* **Instructions for the task**: Please write out the material below exactly as given.

— start of Data block —

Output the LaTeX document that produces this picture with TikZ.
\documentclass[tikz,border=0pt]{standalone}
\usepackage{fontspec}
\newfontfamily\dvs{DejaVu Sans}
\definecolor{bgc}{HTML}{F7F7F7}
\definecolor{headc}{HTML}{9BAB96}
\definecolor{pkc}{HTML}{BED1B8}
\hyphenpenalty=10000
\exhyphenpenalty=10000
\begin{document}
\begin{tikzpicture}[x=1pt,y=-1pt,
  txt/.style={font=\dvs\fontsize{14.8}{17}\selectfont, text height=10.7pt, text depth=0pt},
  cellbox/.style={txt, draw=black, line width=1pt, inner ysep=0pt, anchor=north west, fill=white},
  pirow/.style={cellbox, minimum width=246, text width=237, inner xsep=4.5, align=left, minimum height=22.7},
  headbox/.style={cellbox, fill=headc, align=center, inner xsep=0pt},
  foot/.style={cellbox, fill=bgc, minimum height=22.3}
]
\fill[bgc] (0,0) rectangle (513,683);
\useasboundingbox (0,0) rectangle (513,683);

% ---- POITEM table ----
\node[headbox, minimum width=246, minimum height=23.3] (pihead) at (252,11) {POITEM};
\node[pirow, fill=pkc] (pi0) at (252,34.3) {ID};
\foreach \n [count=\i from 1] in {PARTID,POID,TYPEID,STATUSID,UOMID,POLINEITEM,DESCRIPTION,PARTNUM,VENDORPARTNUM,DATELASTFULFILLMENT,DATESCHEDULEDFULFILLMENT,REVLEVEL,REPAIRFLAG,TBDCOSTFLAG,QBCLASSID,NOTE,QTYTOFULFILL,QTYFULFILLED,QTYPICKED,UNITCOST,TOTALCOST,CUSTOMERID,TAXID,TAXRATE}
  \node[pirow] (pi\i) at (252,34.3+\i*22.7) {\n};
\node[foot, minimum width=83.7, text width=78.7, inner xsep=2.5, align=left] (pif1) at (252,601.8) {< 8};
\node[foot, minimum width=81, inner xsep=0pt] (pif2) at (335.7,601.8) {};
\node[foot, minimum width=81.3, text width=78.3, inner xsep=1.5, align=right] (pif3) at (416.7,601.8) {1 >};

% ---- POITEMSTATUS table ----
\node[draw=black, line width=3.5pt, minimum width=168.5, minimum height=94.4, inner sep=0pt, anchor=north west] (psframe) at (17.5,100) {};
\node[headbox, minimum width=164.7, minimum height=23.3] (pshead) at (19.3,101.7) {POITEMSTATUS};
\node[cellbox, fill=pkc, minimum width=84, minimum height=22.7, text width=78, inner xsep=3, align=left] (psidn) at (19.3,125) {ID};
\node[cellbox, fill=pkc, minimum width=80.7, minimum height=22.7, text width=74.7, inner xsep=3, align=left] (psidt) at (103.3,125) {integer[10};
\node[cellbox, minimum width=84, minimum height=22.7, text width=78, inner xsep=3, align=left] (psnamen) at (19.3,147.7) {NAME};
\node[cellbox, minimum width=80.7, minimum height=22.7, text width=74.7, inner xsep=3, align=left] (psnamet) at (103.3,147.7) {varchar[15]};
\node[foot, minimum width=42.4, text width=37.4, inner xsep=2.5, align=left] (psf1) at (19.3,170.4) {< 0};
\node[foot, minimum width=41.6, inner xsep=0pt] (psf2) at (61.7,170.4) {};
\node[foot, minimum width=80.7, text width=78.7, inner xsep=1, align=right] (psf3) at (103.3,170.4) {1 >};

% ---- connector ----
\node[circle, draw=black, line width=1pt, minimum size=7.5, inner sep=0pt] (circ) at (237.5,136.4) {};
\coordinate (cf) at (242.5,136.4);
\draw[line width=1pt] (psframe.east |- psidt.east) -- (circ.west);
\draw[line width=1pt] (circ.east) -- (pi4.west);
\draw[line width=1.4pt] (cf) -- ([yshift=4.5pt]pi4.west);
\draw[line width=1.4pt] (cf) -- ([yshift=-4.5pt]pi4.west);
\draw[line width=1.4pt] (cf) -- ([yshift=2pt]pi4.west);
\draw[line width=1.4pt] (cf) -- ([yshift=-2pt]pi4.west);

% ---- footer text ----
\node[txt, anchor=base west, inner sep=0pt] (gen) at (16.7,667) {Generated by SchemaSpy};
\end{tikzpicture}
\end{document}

— end of Data block —

* **Complete response**:
Output the LaTeX document that produces this picture with TikZ.
\documentclass[tikz,border=0pt]{standalone}
\usepackage{fontspec}
\newfontfamily\dvs{DejaVu Sans}
\definecolor{bgc}{HTML}{F7F7F7}
\definecolor{headc}{HTML}{9BAB96}
\definecolor{pkc}{HTML}{BED1B8}
\hyphenpenalty=10000
\exhyphenpenalty=10000
\begin{document}
\begin{tikzpicture}[x=1pt,y=-1pt,
  txt/.style={font=\dvs\fontsize{14.8}{17}\selectfont, text height=10.7pt, text depth=0pt},
  cellbox/.style={txt, draw=black, line width=1pt, inner ysep=0pt, anchor=north west, fill=white},
  pirow/.style={cellbox, minimum width=246, text width=237, inner xsep=4.5, align=left, minimum height=22.7},
  headbox/.style={cellbox, fill=headc, align=center, inner xsep=0pt},
  foot/.style={cellbox, fill=bgc, minimum height=22.3}
]
\fill[bgc] (0,0) rectangle (513,683);
\useasboundingbox (0,0) rectangle (513,683);

% ---- POITEM table ----
\node[headbox, minimum width=246, minimum height=23.3] (pihead) at (252,11) {POITEM};
\node[pirow, fill=pkc] (pi0) at (252,34.3) {ID};
\foreach \n [count=\i from 1] in {PARTID,POID,TYPEID,STATUSID,UOMID,POLINEITEM,DESCRIPTION,PARTNUM,VENDORPARTNUM,DATELASTFULFILLMENT,DATESCHEDULEDFULFILLMENT,REVLEVEL,REPAIRFLAG,TBDCOSTFLAG,QBCLASSID,NOTE,QTYTOFULFILL,QTYFULFILLED,QTYPICKED,UNITCOST,TOTALCOST,CUSTOMERID,TAXID,TAXRATE}
  \node[pirow] (pi\i) at (252,34.3+\i*22.7) {\n};
\node[foot, minimum width=83.7, text width=78.7, inner xsep=2.5, align=left] (pif1) at (252,601.8) {< 8};
\node[foot, minimum width=81, inner xsep=0pt] (pif2) at (335.7,601.8) {};
\node[foot, minimum width=81.3, text width=78.3, inner xsep=1.5, align=right] (pif3) at (416.7,601.8) {1 >};

% ---- POITEMSTATUS table ----
\node[draw=black, line width=3.5pt, minimum width=168.5, minimum height=94.4, inner sep=0pt, anchor=north west] (psframe) at (17.5,100) {};
\node[headbox, minimum width=164.7, minimum height=23.3] (pshead) at (19.3,101.7) {POITEMSTATUS};
\node[cellbox, fill=pkc, minimum width=84, minimum height=22.7, text width=78, inner xsep=3, align=left] (psidn) at (19.3,125) {ID};
\node[cellbox, fill=pkc, minimum width=80.7, minimum height=22.7, text width=74.7, inner xsep=3, align=left] (psidt) at (103.3,125) {integer[10};
\node[cellbox, minimum width=84, minimum height=22.7, text width=78, inner xsep=3, align=left] (psnamen) at (19.3,147.7) {NAME};
\node[cellbox, minimum width=80.7, minimum height=22.7, text width=74.7, inner xsep=3, align=left] (psnamet) at (103.3,147.7) {varchar[15]};
\node[foot, minimum width=42.4, text width=37.4, inner xsep=2.5, align=left] (psf1) at (19.3,170.4) {< 0};
\node[foot, minimum width=41.6, inner xsep=0pt] (psf2) at (61.7,170.4) {};
\node[foot, minimum width=80.7, text width=78.7, inner xsep=1, align=right] (psf3) at (103.3,170.4) {1 >};

% ---- connector ----
\node[circle, draw=black, line width=1pt, minimum size=7.5, inner sep=0pt] (circ) at (237.5,136.4) {};
\coordinate (cf) at (242.5,136.4);
\draw[line width=1pt] (psframe.east |- psidt.east) -- (circ.west);
\draw[line width=1pt] (circ.east) -- (pi4.west);
\draw[line width=1.4pt] (cf) -- ([yshift=4.5pt]pi4.west);
\draw[line width=1.4pt] (cf) -- ([yshift=-4.5pt]pi4.west);
\draw[line width=1.4pt] (cf) -- ([yshift=2pt]pi4.west);
\draw[line width=1.4pt] (cf) -- ([yshift=-2pt]pi4.west);

% ---- footer text ----
\node[txt, anchor=base west, inner sep=0pt] (gen) at (16.7,667) {Generated by SchemaSpy};
\end{tikzpicture}
\end{document}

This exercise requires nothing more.